What data structures and algorithms are not implementable in C?

This may sound naive, but are there any data structures / algorithms that cannot be constructed in C, given enough code? I understand the argument of being Turing complete. I also know it's beneficial to have an elegant solution and that time complexity is important (ie more expressive or succinct when implemented in Ruby / Java / C# / Haskell / Lisp). All the languages I've researched or used all seem to have been created or subsequently refactored into C based compilers, interpreters, and/or virtual machines. Are some complex data structures only implementable with an interpreter and/or virtual machine? If that virtual machine or interpreter is C based, isn't that just another data structure abstraction of the underlying C code? ie C has a simple type system but serves as the foundation for a dynamic type system. I was surprised to learn metaprogramming seems possible in C using the preprocessor (ioccc.org Immanuel Herrmann). I've also seen some intriguing C algorithms that mimic the concurrency model of Erlang, but don't recall the source.

What inspired this question was the StackOverflow post (Lesser Known Useful Data Structures) and the Patrick Dussud interview on channel9 (Garbage Collection - Past, Present and Future) - explaining how they wrote the the first CLR garbage collector (written in Lisp targeting the JVM, compiled from Lisp to C++ for the CLR).

So, at the end of the day, after I finish punching my cards, I'm wondering if this question is probably more about C programming language design than convenience of programming and time complexity. For example, I could implement a highly complex algorithm in Prolog that is very elegant and quite difficult to understand expressed any other way, but I'm still limited by the assembly instructions and the computer architecture (on/off) at the other end of the stick, so I'd be here all night.

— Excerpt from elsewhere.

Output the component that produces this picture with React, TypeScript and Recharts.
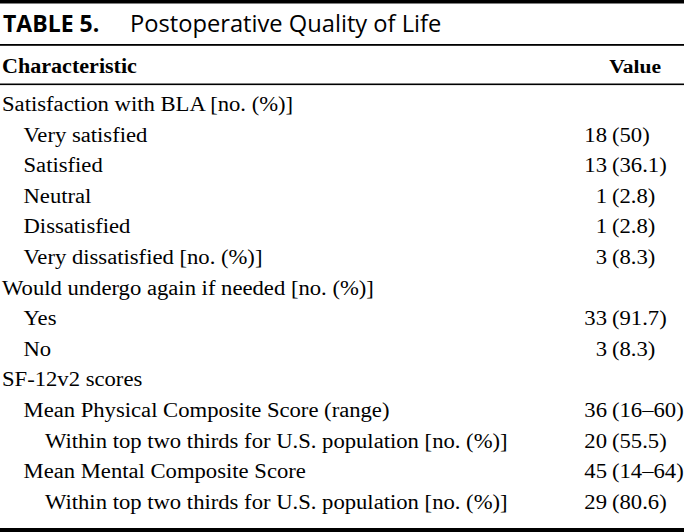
import { Surface, Text, Layer } from "recharts";

// Table 5 content
const titleLabel = "TABLE 5.";
const titleText = "Postoperative Quality of Life";
const headers = ["Characteristic", "Value"];

const rowLabels = [
  "Satisfaction with BLA [no. (%)]",
  "Very satisfied",
  "Satisfied",
  "Neutral",
  "Dissatisfied",
  "Very dissatisfied [no. (%)]",
  "Would undergo again if needed [no. (%)]",
  "Yes",
  "No",
  "SF-12v2 scores",
  "Mean Physical Composite Score (range)",
  "Within top two thirds for U.S. population [no. (%)]",
  "Mean Mental Composite Score",
  "Within top two thirds for U.S. population [no. (%)]",
];
const rowIndent = [0, 1, 1, 1, 1, 1, 0, 1, 1, 0, 1, 2, 1, 2];
const rowCounts = ["", "18", "13", "1", "1", "3", "", "33", "3", "", "36", "20", "45", "29"];
const rowDetails = ["", "(50)", "(36.1)", "(2.8)", "(2.8)", "(8.3)", "", "(91.7)", "(8.3)", "", "(16–60)", "(55.5)", "(14–64)", "(80.6)"];

const W = 684;
const H = 532;
const serif = { fontFamily: '"Liberation Serif", "Times New Roman", serif' };
const sans = { fontFamily: '"Open Sans", "Noto Sans", sans-serif' };

const firstBaseline = 111;
const rowStep = 30.6;
const indentStep = 21.5;
// the scanned table is a little wider than plain Times
const SX = 1.105;

function Cell({ x, y, anchor = "start", bold = false, size = 20.5, children }: any) {
  return (
    <g transform={`scale(${SX},1)`}>
      <Text
        x={x / SX}
        y={y}
        textAnchor={anchor}
        style={serif}
        fontWeight={bold ? 700 : 400}
        fontSize={size}
        fill="#000"
      >
        {children}
      </Text>
    </g>
  );
}

export default function App() {
  return (
    <div style={{ position: "fixed", left: 0, top: 0, width: W, height: H, background: "#fff" }}>
      <Surface width={W} height={H}>
        {/* rules */}
        <rect x={0} y={0} width={W} height={3.5} fill="#000" />
        <rect x={0} y={44} width={W} height={1.8} fill="#000" />
        <rect x={0} y={83.5} width={W} height={1.6} fill="#000" />
        <rect x={0} y={528} width={W} height={4} fill="#000" />

        {/* title */}
        <Text x={3} y={32} style={sans} fontWeight={700} fontSize={23} fill="#000">
          {titleLabel}
        </Text>
        <Text x={130} y={32} style={sans} fontSize={23.7} fill="#000">
          {titleText}
        </Text>

        {/* header */}
        <Cell x={2} y={73} bold size={20}>{headers[0]}</Cell>
        <Cell x={661} y={73} anchor="end" bold size={19.5}>{headers[1]}</Cell>

        {/* body */}
        {rowLabels.map((label, i) => {
          const y = firstBaseline + i * rowStep;
          return (
            <Layer key={i}>
              <Cell x={2 + rowIndent[i] * indentStep} y={y}>{label}</Cell>
              {rowCounts[i] && <Cell x={607} y={y} anchor="end">{rowCounts[i]}</Cell>}
              {rowDetails[i] && <Cell x={612} y={y}>{rowDetails[i]}</Cell>}
            </Layer>
          );
        })}
      </Surface>
    </div>
  );
}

Shor's algorithm for factorizing integers in O((log n)^3) polynomial time cannot be implemented in C, because the computers that it can run on do not yet officially exist. Maybe someday there will be a quantum circuit complete version of C and I'll have to revise my answer.

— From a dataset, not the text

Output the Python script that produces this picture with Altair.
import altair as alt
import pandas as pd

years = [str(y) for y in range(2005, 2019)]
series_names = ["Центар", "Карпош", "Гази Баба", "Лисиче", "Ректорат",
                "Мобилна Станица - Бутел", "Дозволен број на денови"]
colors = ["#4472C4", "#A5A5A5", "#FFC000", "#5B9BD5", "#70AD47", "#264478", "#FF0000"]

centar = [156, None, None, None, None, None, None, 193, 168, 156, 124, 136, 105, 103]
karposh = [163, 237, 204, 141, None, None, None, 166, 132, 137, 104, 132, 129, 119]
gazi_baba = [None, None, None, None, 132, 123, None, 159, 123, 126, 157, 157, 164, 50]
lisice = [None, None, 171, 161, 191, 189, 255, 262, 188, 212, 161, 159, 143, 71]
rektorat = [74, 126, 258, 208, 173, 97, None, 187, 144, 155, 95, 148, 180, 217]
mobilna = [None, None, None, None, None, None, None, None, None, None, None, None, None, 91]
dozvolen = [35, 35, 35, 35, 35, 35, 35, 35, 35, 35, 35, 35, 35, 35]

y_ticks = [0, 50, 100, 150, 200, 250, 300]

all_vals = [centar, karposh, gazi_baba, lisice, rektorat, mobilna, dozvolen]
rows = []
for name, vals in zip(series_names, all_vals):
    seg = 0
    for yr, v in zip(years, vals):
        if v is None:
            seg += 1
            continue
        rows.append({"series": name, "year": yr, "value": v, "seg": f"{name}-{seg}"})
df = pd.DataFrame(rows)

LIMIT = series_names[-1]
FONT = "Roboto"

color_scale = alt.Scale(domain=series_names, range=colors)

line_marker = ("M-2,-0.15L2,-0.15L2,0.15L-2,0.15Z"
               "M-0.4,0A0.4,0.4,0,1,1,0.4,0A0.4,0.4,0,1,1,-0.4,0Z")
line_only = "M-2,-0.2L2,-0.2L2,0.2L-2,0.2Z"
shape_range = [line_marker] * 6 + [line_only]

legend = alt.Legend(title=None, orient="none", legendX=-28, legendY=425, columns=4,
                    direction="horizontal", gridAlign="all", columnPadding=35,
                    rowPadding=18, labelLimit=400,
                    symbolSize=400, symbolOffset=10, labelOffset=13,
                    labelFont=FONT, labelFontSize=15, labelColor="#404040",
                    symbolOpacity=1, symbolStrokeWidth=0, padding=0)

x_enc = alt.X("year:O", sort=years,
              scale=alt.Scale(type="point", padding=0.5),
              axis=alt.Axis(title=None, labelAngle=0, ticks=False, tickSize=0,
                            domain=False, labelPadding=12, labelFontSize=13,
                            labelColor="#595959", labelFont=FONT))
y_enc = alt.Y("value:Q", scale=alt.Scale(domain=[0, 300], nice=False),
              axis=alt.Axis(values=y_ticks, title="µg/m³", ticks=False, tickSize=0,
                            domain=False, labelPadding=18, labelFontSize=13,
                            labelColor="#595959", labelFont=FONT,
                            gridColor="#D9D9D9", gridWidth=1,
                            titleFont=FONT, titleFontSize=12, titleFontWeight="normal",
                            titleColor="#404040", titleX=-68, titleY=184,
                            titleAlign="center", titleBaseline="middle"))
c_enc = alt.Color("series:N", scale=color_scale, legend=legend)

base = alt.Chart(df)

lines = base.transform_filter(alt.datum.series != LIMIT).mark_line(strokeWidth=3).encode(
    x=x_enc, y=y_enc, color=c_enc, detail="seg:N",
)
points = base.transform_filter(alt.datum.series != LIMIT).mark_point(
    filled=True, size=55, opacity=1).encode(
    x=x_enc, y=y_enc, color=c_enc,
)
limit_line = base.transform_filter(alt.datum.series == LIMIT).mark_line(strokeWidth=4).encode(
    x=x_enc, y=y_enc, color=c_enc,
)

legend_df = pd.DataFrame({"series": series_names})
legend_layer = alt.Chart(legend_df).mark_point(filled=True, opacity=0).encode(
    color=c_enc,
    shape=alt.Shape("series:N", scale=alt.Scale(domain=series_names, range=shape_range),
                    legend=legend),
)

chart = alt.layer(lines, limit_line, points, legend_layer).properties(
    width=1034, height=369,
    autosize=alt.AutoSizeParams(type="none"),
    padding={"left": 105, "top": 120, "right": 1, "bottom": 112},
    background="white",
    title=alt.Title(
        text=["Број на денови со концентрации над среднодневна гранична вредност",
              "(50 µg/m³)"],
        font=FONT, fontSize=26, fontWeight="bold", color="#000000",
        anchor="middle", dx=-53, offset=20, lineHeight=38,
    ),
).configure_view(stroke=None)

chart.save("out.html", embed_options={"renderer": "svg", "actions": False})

Joking aside, I don't think anybody can give you a satisfying answer to this. I will try to cover some aspects:

  • Vanilla, standard C might not be able to make use of the whole feature set of your processor. For example, you are not able to use the TSX feature of recent Intel processors explicitly. You can of course resort to OS primitives, inline assembly, language extensions or third-party libraries to circumvent that.
  • C by itself is not very good at parallel/asynchronous/concurrent/distributed programming. Some examples of languages that probably make a lot of tasks infinitely easier in this area are Haskell (maybe Data Parallel Haskell soon?), Erlang, etc. that provide very fast and lightweight threads/processes and async I/O. Working with green threads and heavily asynchronous I/O in C is probably less pleasant, although I'm sure it can be done.
  • In the end, on the user level side of things, of course you can emulate every Turing complete language with any other, as you pointed out so correctly.

  • Any Turing-complete machine or language can implement any other Turing-complete language, which means it can implement any program in any other Turing-complete language by interpretation if no other way. So the question you're asking is ill-formed; the issue is not whether tasks can be accomplished but how hard you have to work to accomplish them.

    C in particular functions almost as a "high-level assembler language", since it will let you get away with many things that more recent languages won't, and thus may allow solutions that would be harder to implement in a more strongly-checked language.

    That doesn't mean C is the best language for all those purposes. It forces you to pay much more attention to detail in many areas ranging from memory management to bounds checking to object-orientation (you CAN write OO code in C, but you have to implement it from the ground up). You have to explicitly load and invoke libraries for things that may be built into other languages. C datatypes can be incredibly convoluted (though typedefs and macros can hide much of that complexity). And so on.

    The best tool for any given task is the one that (a) you are, or can become, comfortable with; (b) that's a good fit for the task at hand, and (c) that you have available.


    Take a look at Turing completeness: Turing Completeness

    Basically, any language which is Turing complete can execute all Turing-computable functions. C is a Turing complete language, so in theory you can implement any known solvable algorithm in C (albeit it may be terribly inefficient).